Письма (1832-1856) | страница 109



Не знаю, но по вашему письму я угадываю, (4) что Вы с грустию нашли опять родину. Я понимаю это; я несколько раз думал, что если вернусь когда-нибудь на родину, то встречу в моих впечатлениях более страдания, чем отрады. Я не жил Вашею жизнию и не знаю многого в ней, как и всякий человек в жизни другого, но человеческое чувство в нас всеобще, и, кажется, при возврате на родину всякому изгнаннику приходится переживать вновь, в сознании и воспоминании, всё свое прошедшее горе. Это похоже на весы, на которых свесишь и узнаешь точно настоящий вес всего того, что выстрадал, перенес, потерял и что у нас отняли добрые люди. Но дай Вам бог еще долгих дней! Я слышал от многих, что Вы очень религиозны, Н<аталья> Д<митриевна>. Не потому, что Вы религиозны, (5) но потому, что сам пережил (6) и прочувствовал это, скажу Вам, что в такие минуты жаждешь, как «трава иссохшая», веры, и находишь ее, собственно потому, что в несчастье яснеет истина. Я скажу Вам про себя, что я — дитя века, дитя неверия и сомнения до сих пор и даже (я знаю это) до гробовой крышки. Каких страшных мучений стоила и стоит мне теперь эта жажда верить, которая тем сильнее в душе моей, чем более во мне доводов противных. И, однако же, бог посылает мне иногда минуты, в которые я совершенно спокоен; в эти минуты я люблю и нахожу, что другими любим, и в такие-то минуты я сложил в себе символ веры, в котором всё для меня ясно и свято. Этот символ очень прост, вот он: верить, что нет ничего прекраснее, глубже, симпа<ти>чнее, разумнее, мужественнее и совершеннее Христа, и не только нет, но с ревнивою любовью говорю себе, что и не может быть. Мало того, если б кто мне доказал, что Христос вне истины, и действительно было бы, что истина вне Христа, то мне лучше хотелось бы оставаться со Христом, нежели с истиной.

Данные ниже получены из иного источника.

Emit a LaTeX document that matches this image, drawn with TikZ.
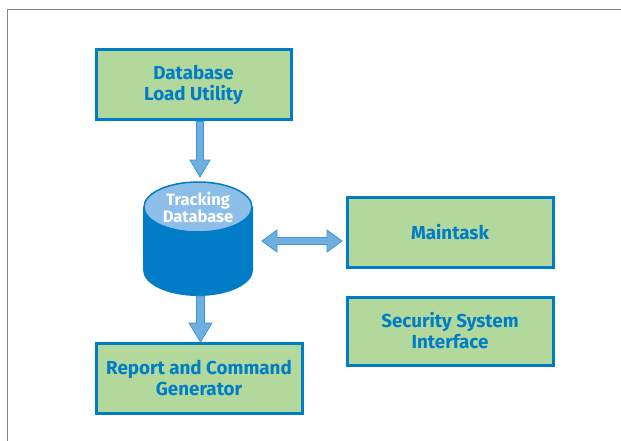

Но об этом лучше перестать говорить. Впрочем, не знаю, почему некоторые предметы разговора совершенно изгнаны из употребления в обществе, а если и заговорят как-нибудь, то других как будто коробит? Но мимо об этом. Я слышал, Вы куда-то хотите ехать на юг? Дай Вам бог выпросить позволение. Но когда же, скажите, пожалуйста, когда же мы будем совсем свободны или по крайней мере так, как другие люди? Уж не тогда ли, когда совсем не надо будет свободы? Что касается до меня, то я желаю лучше всего или уж ничего. В солдатской шинели я такой же пленник, как и прежде. И как я рад, что в душе моей нахожу еще надолго терпения, что благ земных не желаю (7) и что мне надо только книг, возможности писать и быть каждодневно несколько часов одному. О последнем я очень беспокоюсь. Вот уже очень скоро пять лет, как я под конвоем или в толпе людей, и ни одного часу не был один. Быть одному — это потребность нормальная, как пить и есть, иначе в насильственном этом коммунизме сделаешься человеконенавистником. Общество людей сделается ядом и заразой, и вот от этого-то нестерпимого мучения я терпел более всего в эти четыре года. Были и у меня такие минуты, когда я ненавидел всякого встречного, правого и виноватого, и смотрел на них, как на воров, которые крали у меня мою жизнь безнаказанно. Самое несносное несчастье это когда делаешься сам несправедлив, зол, гадок, сознаешь всё это, упрекаешь себя даже — и не можешь себя пересилить. Я это испытал. Я уверен, что бог Вас избавил от этого. Я думаю, в Вас, как в женщине, гораздо более было силы переносить и прощать.